I love a good political drama filled with intrigue. It doesn’t matter what side of the aisle the story is told from. From All The President’s Men to Thirteen Days, strong political dramas, maybe even political thrillers, can not only generate strong conversation, but they can also entertain, and The Report does just that.
This is a very complex story, which stands to reason because there was what appeared to be a very complex situation going on regarding the Detention Program. If there is any weak point to this movie, it would be all in the details. Writer/Director Scott Z. Burns presents a movie that is pretty much 2 hours long but also has to cover a substantial amount of time in terms of the investigation that Daniel Jones headed up. This means the occasional scene where there is a certain amount of info-dump, which did cause a mild sense of frustration for me. As hard as I tried to follow some of the details and the twists this movie took, there several moments where I had to just say in my brain “move along” and hope that I wouldn’t find myself too lost. Luckily the details that did get by me weren’t too integral to the story. Nonetheless, I cannot help but feel that being able to catch all of the missed details would have made the story just that much more enjoyable. In any case, missing those points did not take me out of my movie-watching experience. What also is fascinating about this movie is it pulls back the curtains and shows some of the inner workings of several parts of our US Government, and while I have no desire to be a part of such a machine, I do find it fascinating when given the opportunity to see it for myself. Unfortunately, this movie does not just give us scenes of how the government works. As part of Daniel’s investigation, he learns of some of the torture techniques that were employed whenever a suspected member of a terrorist cell was captured and interrogated. What I saw horrified me, but I believe that was the intent of this movie. There is no question that The Report takes sides on the issue of using various torture methods as a means of getting information out of detainees. I am not saying one way or the other if I support or condemn what went on in those Detention Camps. What I am saying is that the movie deliberately portrayed it in a manner that was meant to horrify the audience, and for me, it succeeded.

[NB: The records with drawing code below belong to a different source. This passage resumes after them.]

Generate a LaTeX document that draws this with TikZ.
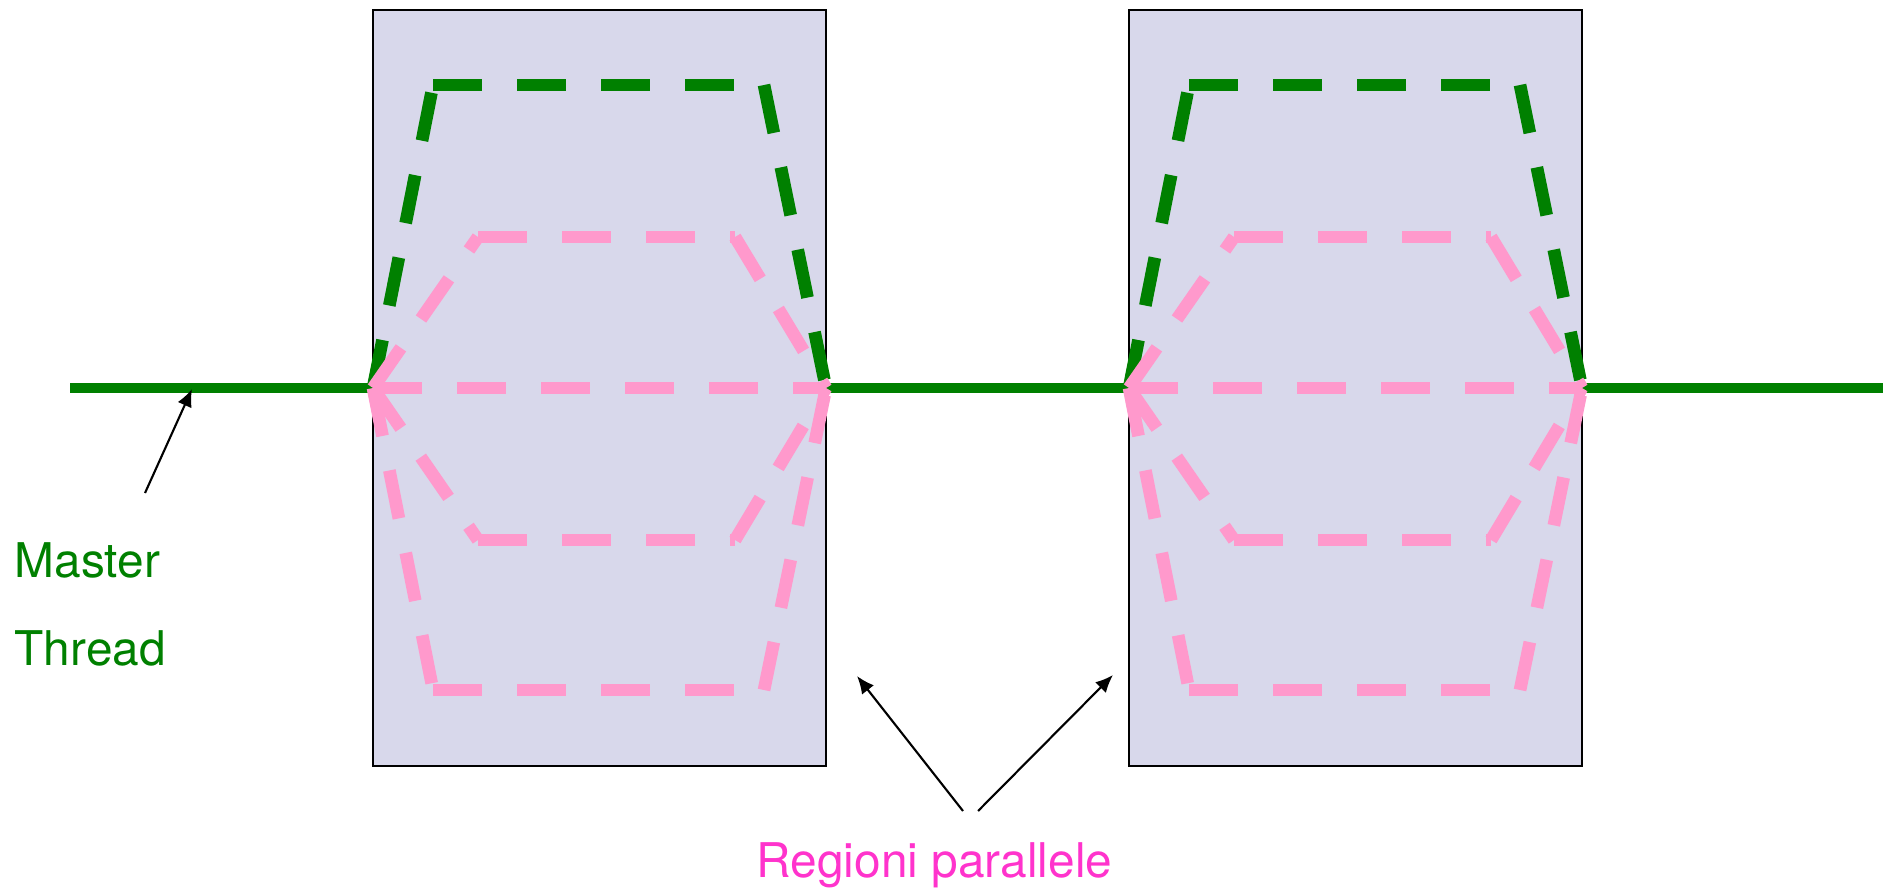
\documentclass[tikz,border=0pt]{standalone}
\usepackage{fontspec}
\setmainfont{TeX Gyre Heros}
\usetikzlibrary{arrows.meta}
\definecolor{mgreen}{RGB}{0,128,0}
\definecolor{mpink}{RGB}{255,153,204}
\definecolor{mlav}{RGB}{216,216,235}
\definecolor{mmag}{RGB}{255,51,204}
\begin{document}
\begin{tikzpicture}[x=0.01cm,y=-0.01cm,
  regionbox/.style={fill=mlav,draw=black,line width=0.6pt},
  mainline/.style={mgreen,line width=2.85pt},
  gdash/.style={mgreen,line width=3.6pt,dash pattern=on 13.9pt off 10pt},
  pdash/.style={mpink,line width=3.6pt,dash pattern=on 13.9pt off 10pt},
  pointer/.style={-{Latex[length=5pt,width=4.3pt]},line width=0.6pt,black},
  lbl/.style={inner sep=0pt,anchor=base west,font=\fontsize{13.6}{16}\selectfont}]
\useasboundingbox (0,0) rectangle (1889,888);

% regions
\foreach \o/\i in {0/1,756/2}{
  \begin{scope}[shift={(\o,0)}]
    \draw[regionbox] (373,10) rectangle (826,766);
    \coordinate (L\i) at (373,388);
    \coordinate (R\i) at (826,388);
    \coordinate (gTL\i) at (433,85);
    \coordinate (gTR\i) at (764,85);
    \coordinate (pBL\i) at (433,690);
    \coordinate (pBR\i) at (764,690);
    \coordinate (iTL\i) at (478,237);
    \coordinate (iTR\i) at (735,237);
    \coordinate (iBL\i) at (478,540);
    \coordinate (iBR\i) at (735,540);
  \end{scope}
}

% master thread line
\coordinate (mstart) at (70,388);
\coordinate (mend) at (1883,388);
\draw[mainline] (mstart) -- (L1);
\draw[mainline] (R1) -- (L2);
\draw[mainline] (R2) -- (mend);

\foreach \i in {1,2}{
  % green dashed (master inside region)
  \draw[gdash] (L\i) -- (gTL\i);
  \draw[gdash] (gTL\i) -- (gTR\i);
  \draw[gdash] (gTR\i) -- (R\i);
  % pink outer
  \draw[pdash] (L\i) -- (pBL\i);
  \draw[pdash] (pBL\i) -- (pBR\i);
  \draw[pdash] (pBR\i) -- (R\i);
  % pink inner
  \draw[pdash] (L\i) -- (iTL\i);
  \draw[pdash] (iTL\i) -- (iTR\i);
  \draw[pdash] (iTR\i) -- (R\i);
  \draw[pdash] (L\i) -- (iBL\i);
  \draw[pdash] (iBL\i) -- (iBR\i);
  \draw[pdash] (iBR\i) -- (R\i);
  % pink middle
  \draw[pdash] (L\i) -- (R\i);
}

% labels
\node[lbl,text=mgreen] (master) at (14,577) {Master};
\node[lbl,text=mgreen] (thread) at (14,665) {Thread};
\node[lbl,text=mmag] (reg) at (756,877) {Regioni parallele};

% pointers
\coordinate (mtail) at (145,493);
\coordinate (mtip) at (192,389);
\draw[pointer] (mtail) -- (mtip);
\coordinate (rtailA) at (963,811);
\coordinate (rtipA) at (857,676);
\coordinate (rtailB) at (978,811);
\coordinate (rtipB) at (1113,675);
\draw[pointer] (rtailA) -- (rtipA);
\draw[pointer] (rtailB) -- (rtipB);
\end{tikzpicture}
\end{document}
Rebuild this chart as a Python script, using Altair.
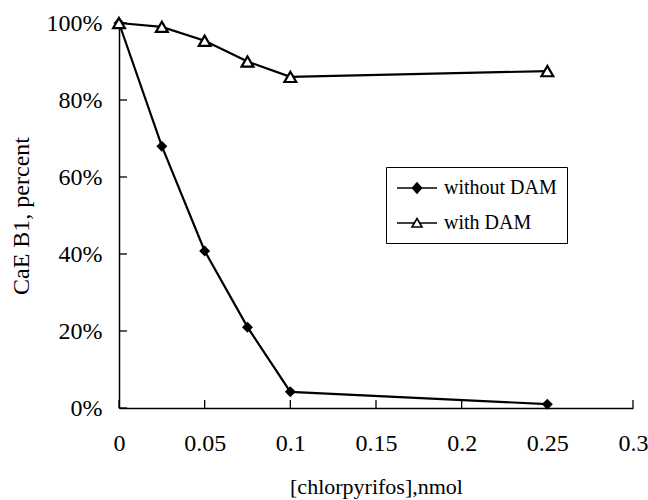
import altair as alt
import pandas as pd

# ---- data ----
conc = [0, 0.025, 0.05, 0.075, 0.1, 0.25]
without_dam = [100, 68, 40.8, 21, 4.2, 1.0]
with_dam = [100, 99, 95.4, 90, 86, 87.5]
series_names = ["without DAM", "with DAM"]

x_ticks = [0, 0.05, 0.1, 0.15, 0.2, 0.25, 0.3]
y_ticks = [0, 20, 40, 60, 80, 100]

rows = []
for c, a, b in zip(conc, without_dam, with_dam):
    rows.append({"conc": c, "value": a, "series": series_names[0]})
    rows.append({"conc": c, "value": b, "series": series_names[1]})
df = pd.DataFrame(rows)
xt = pd.DataFrame({"conc": x_ticks})
yt = pd.DataFrame({"value": y_ticks})

W, H = 514, 385
FONT = "Liberation Serif"

xscale = alt.Scale(domain=[0, 0.3], nice=False, zero=False)
yscale = alt.Scale(domain=[0, 100], nice=False)

xaxis = alt.Axis(title="[chlorpyrifos],nmol", values=x_ticks, format="~g",
                 ticks=False, tickSize=0, labelPadding=23, titlePadding=21,
                 grid=False, domainColor="black", domainWidth=1.5,
                 labelFont=FONT, labelFontSize=24, labelColor="black",
                 titleFont=FONT, titleFontSize=22, titleFontWeight="normal",
                 titleColor="black", labelFlush=False)
yaxis = alt.Axis(title="CaE B1, percent", values=y_ticks,
                 labelExpr="datum.value + '%'",
                 ticks=False, tickSize=0, labelPadding=17, titlePadding=13,
                 grid=False, domainColor="black", domainWidth=1.5,
                 labelFont=FONT, labelFontSize=24, labelColor="black",
                 titleFont=FONT, titleFontSize=24, titleFontWeight="normal",
                 titleColor="black", labelFlush=False)

X = alt.X("conc:Q", scale=xscale, axis=xaxis)
Y = alt.Y("value:Q", scale=yscale, axis=yaxis)

base = alt.Chart(df)

lines = base.mark_line(color="black", strokeWidth=2.2).encode(x=X, y=Y, detail="series:N")

pts_without = base.transform_filter(alt.datum.series == series_names[0]).mark_point(
    shape="diamond", filled=True, color="black", size=120, opacity=1
).encode(x=X, y=Y)

pts_with = base.transform_filter(alt.datum.series == series_names[1]).mark_point(
    shape="triangle-up", filled=True, fill="white", stroke="black", strokeWidth=2.2,
    size=140, opacity=1
).encode(x=X, y=Y)

# inward tick marks (Excel style)
xtick_layer = alt.Chart(xt).mark_rule(color="black", strokeWidth=1.3).encode(
    x=X, y=alt.value(H), y2=alt.value(H - 8))
ytick_layer = alt.Chart(yt).mark_rule(color="black", strokeWidth=1.3).encode(
    y=Y, x=alt.value(0), x2=alt.value(8))

# legend-only layer: symbols are line + marker paths
diamond_path = "M-1,0H0.55 M1.45,0H3 M1,-0.5L1.45,0L1,0.5L0.55,0Z"
triangle_path = "M-1,0H0.73 M1.27,0H3 M1,-0.45L1.5,0.4L0.5,0.4Z"
leg = alt.Legend(title=None, orient="none", legendX=267, legendY=144,
                 symbolSize=400, symbolStrokeColor="black",
                 symbolStrokeWidth=1.6, labelOffset=26,
                 labelFont=FONT, labelFontSize=20, labelColor="black",
                 rowPadding=14, padding=10, strokeColor="black",
                 fillColor="white", labelLimit=300)
legend_layer = base.transform_filter("false").mark_point(
    filled=True, strokeWidth=1.6, opacity=1
).encode(
    shape=alt.Shape("series:N",
                    scale=alt.Scale(domain=series_names, range=[diamond_path, triangle_path]),
                    legend=leg),
    fill=alt.Fill("series:N",
                  scale=alt.Scale(domain=series_names, range=["black", "white"]),
                  legend=leg),
    stroke=alt.Stroke("series:N",
                      scale=alt.Scale(domain=series_names, range=["black", "black"]),
                      legend=leg),
)

chart = alt.layer(
    lines, xtick_layer, ytick_layer, pts_without, pts_with, legend_layer
).properties(
    width=W, height=H,
    autosize=alt.AutoSizeParams(type="none"),
    padding={"left": 119, "top": 23, "right": 15, "bottom": 92},
    background="white",
).configure_view(stroke=None).configure_axis(titleColor="black", labelColor="black")

chart.save("out.html", embed_options={"renderer": "svg", "actions": False})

This movie was acquired by Amazon Studios only two days after its world premiere at the 2019 Sundance Film Festival, suggesting that this is an independent film. I can’t say that I’m surprised because I don’t know of a big studio that would have wanted to touch this subject matter. What is also impressive is some of the cast. There are plenty of strong supporting actors who are attached to this movie, but the two stars that must receive special attention are Adam Driver as Daniel Jones and Annette Bening as Senator Dianne Feinstein. Now I know nothing of Daniel Jones. I don’t recall any newsreels or interviews or anything on record that shows what type of man Daniel was at that time, so when looking at Driver’s acting I can only analyze it from a somewhat blind perspective. I thought Driver gave a compelling performance. I know I use that word a lot to describe someone’s acting, but in this case, it is accurate. Even without knowing anything about Daniel Jones, all of the scenes with Driver had my full attention. He managed to pull me into the scenes and feel the intensity that the character of Daniel was experiencing throughout his investigation, and the turmoil he must have gone through when encountering political speed bumps that at times attempted to block his idealism. I don’t know if this is what the real Daniel Jones went through, but Driver’s acting was certainly committed to the idea that he was for I believed it thoroughly. To say that I was impressed with Driver’s acting is quite the understatement. He has come a long way in just a few years. Based on his performance here there is no question that he will be an acting force to be reckoned with. This leaves Annette Bening as Dianne Feinstein. Here I feel a bit more qualified to comment as I did grow up in the San Francisco Bay Area where the younger Dianne Feinstein got her start on that city’s Board of Supervisors. I saw her on the news and I even remember when she was Mayor of San Francisco. I was quite familiar with the public image that she had, so watching Bening in the role of the now Senator was quite haunting. Bening is a master in the art of subtle acting because she had Dianne Feinstein’s mannerisms down cold. Even the expressions on her face and the look in her eyes shows an enormous amount of conviction in playing this role. I had always known that Bening was a strong actor, but this performance, for me, elevated that skill to a new level.
The Report is probably the most thrilling drama to come along in 2019. This is one of those rare movies that are equal parts character-driven (particularly by the roles of Daniel and Senator Feinstein) and story-driven. There are layers upon layers of details here, and while I missed some of those details on my initial viewing of this movie, I found myself on the edge of my seat through to the end. And because there were layers that I initially missed, this opens up the opportunity for me to experience repeat viewings of The Report, and have the satisfaction that catching those extra details will most likely enhance my enjoyment of this movie.
For its intense dramatic story and acting, I give The Report 4.5 out of 5 Stars!